Christopher Ore of Otis visited Toledo Bend Reservoir for the first time this year on Sunday afternoon, pre-fishing for an upcoming tournament with fishing buddy Eric Chisholm of Alexandria.
Their first stop?
“We were looking for areas that didn’t have any other boats,” said Ore, a 40-year-old prison employee. “We wanted to target places with less-pressured fish.”
That idea worked out in spades for Ore, who landed a 12.51-pound bass around 1 p.m. It is the heaviest bass to qualify for the Toledo Bend Lunker Bass Program in 2026, heck, the biggest for the whole 2025-26 season, which began late last spring.
The enormous pre-spawn fish was 26 ⅝ inches long and 21 inches in girth. It hit a big, Texas-rigged worm fished on a Falcon rod and Lew’s LT1 reel spooled with 17-pound Strike King Contra line.
“This is absolutely my biggest bass ever,” Ore said. “Before, I had an 11.12 from (Lake) Kincaid. This will be my first ‘replica’ fish.”
For catching a double-digit fish and having it weighed on certified scales at Buckeye Marina, Ore will receive a replica mount from the Toledo Bend Lunker Bass Program.
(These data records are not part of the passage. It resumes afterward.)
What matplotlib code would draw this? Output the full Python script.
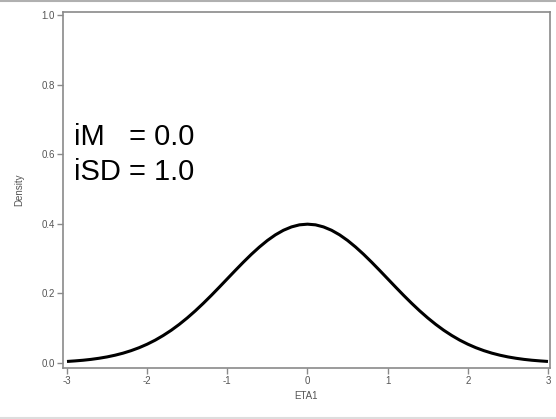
import matplotlib
matplotlib.use("Agg")
import matplotlib.pyplot as plt
from matplotlib.lines import Line2D

# density curve
eta = [-3.0, -2.9, -2.8, -2.7, -2.6, -2.5, -2.4, -2.3, -2.2, -2.1, -2.0,
       -1.9, -1.8, -1.7, -1.6, -1.5, -1.4, -1.3, -1.2, -1.1, -1.0,
       -0.9, -0.8, -0.7, -0.6, -0.5, -0.4, -0.3, -0.2, -0.1, 0.0,
       0.1, 0.2, 0.3, 0.4, 0.5, 0.6, 0.7, 0.8, 0.9, 1.0,
       1.1, 1.2, 1.3, 1.4, 1.5, 1.6, 1.7, 1.8, 1.9, 2.0,
       2.1, 2.2, 2.3, 2.4, 2.5, 2.6, 2.7, 2.8, 2.9, 3.0]
density = [0.0044, 0.0060, 0.0079, 0.0104, 0.0136, 0.0175, 0.0224, 0.0283, 0.0355, 0.0440, 0.0540,
           0.0656, 0.0790, 0.0940, 0.1109, 0.1295, 0.1497, 0.1714, 0.1942, 0.2179, 0.2420,
           0.2661, 0.2897, 0.3123, 0.3332, 0.3521, 0.3683, 0.3814, 0.3910, 0.3970, 0.3989,
           0.3970, 0.3910, 0.3814, 0.3683, 0.3521, 0.3332, 0.3123, 0.2897, 0.2661, 0.2420,
           0.2179, 0.1942, 0.1714, 0.1497, 0.1295, 0.1109, 0.0940, 0.0790, 0.0656, 0.0540,
           0.0440, 0.0355, 0.0283, 0.0224, 0.0175, 0.0136, 0.0104, 0.0079, 0.0060, 0.0044]
xticks = [-3, -2, -1, 0, 1, 2, 3]
yticks = [0.0, 0.2, 0.4, 0.6, 0.8, 1.0]

plt.rcParams['font.family'] = ['Liberation Sans', 'DejaVu Sans']

fig = plt.figure(figsize=(5.56, 4.19), dpi=100)
ax = fig.add_axes([0.1133, 0.1217, 0.8759, 0.8497])

ax.plot(eta, density, color='black', linewidth=2.2, solid_capstyle='butt',
        solid_joinstyle='round')

ax.set_xlim(-3.05, 3.025)
ax.set_ylim(-0.0144, 1.0086)
ax.set_xticks(xticks)
ax.set_xticklabels([str(t) for t in xticks])
ax.set_yticks(yticks)
ax.set_yticklabels([f"{t:.1f}" for t in yticks])

grey = '#8a8a8a'
for s in ax.spines.values():
    s.set_color(grey)
    s.set_linewidth(1.2)
ax.tick_params(direction='out', length=4, width=1, color=grey,
               labelsize=7, labelcolor='#555555', pad=2)

ax.set_xlabel("ETA1", fontsize=7, color='#555555', labelpad=3)
ax.set_ylabel("Density", fontsize=7, color='#555555', labelpad=12)

ax.text(0.022, 0.649, "iM   = 0.0", transform=ax.transAxes, fontsize=21,
        ha='left', va='center', color='black')
ax.text(0.022, 0.551, "iSD = 1.0", transform=ax.transAxes, fontsize=21,
        ha='left', va='center', color='black')

# thin grey rules at top and bottom of the figure
fig.add_artist(Line2D([0, 1], [0.9975, 0.9975], color='#b0b0b0', linewidth=1.5,
                      transform=fig.transFigure))
fig.add_artist(Line2D([0, 1], [0.003, 0.003], color='#dddddd', linewidth=1.5,
                      transform=fig.transFigure))

fig.savefig("out.png", dpi=100)
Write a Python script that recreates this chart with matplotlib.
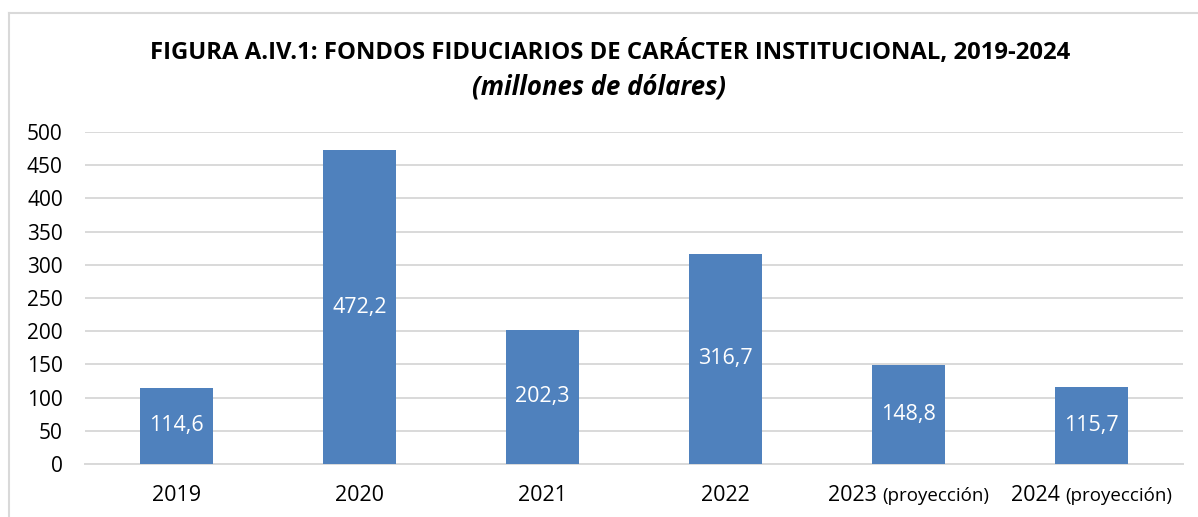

Ore’s huge fish is the 41st to qualify in the 2025-26 season and only the second fish to crack the 12-pound mark.
A small brush pile
Fishing in a mid-lake area, Ore and Chisholm pulled into a quiet area they had fished before and started searching for a familiar brush pile in 10 feet of water.
“It was just a little piece of brush; it might have even been the end of a couple of laydowns on the bottom,” Ore said. “We knew the area, and I knew we were pretty close to where the brush was, so both of us were throwing in there to try and find it.
“I made a long cast and worked it about halfway back to the boat when I felt a little tap and set the hook hard. Right away, she had me hung up in the brush. I just held on, wanting her to swim out. When she did come out, she shot straight up, came out of the water and shook with that big mouth open. My partner and I looked at each other and both of us said, ‘That’s her.’”
Ore kept pressure on the fish, occasionally pushing the button to give the bass some line; he was afraid that the line had been frayed by the brush and didn’t want a break off, not with a monster on the other end of the line.
“After she came up, she kept trying to shoot back to the bottom, and I gave her some line a couple of times,” he said. “She wasn’t really far from the boat when she hit, and when I got her close to the boat, she pulled me around the trolling motor, and Eric lipped her on the other side of the boat from where I’d hooked her.”
Getting the fish weighed
Ore was so shaken by the sight of the huge fish that he was, well, shaking.
“I couldn’t stop shaking,” he said. “He had to take the hook out for me. I said, ‘I finally got my replica.’ When we got her in, I got a good look at her, and I knew she was bigger than my 11-pounder. I figured she was 12.”
A quick visit to a set of portable scales in his boat confirmed that – the fish tipped the scales at 12.3.
“After we put her in the livewell, he reminded me it was Sunday, and I was afraid some of the weigh-in places would be closed,” Ore said. “I googled Buckeye, called them, and the guy who answered said he was about to close, but he had a guy who could be there, so we took off.”
At Buckeye, the bass was officially measured and weighed – 12.51 was the certified weight – then tagged and released.
“It was beautiful (to watch),” Ore said. “She swam away so strong. She was full of eggs, but she hadn’t done any spawning at all. She was probably staging out there in 10 feet of water, getting ready.”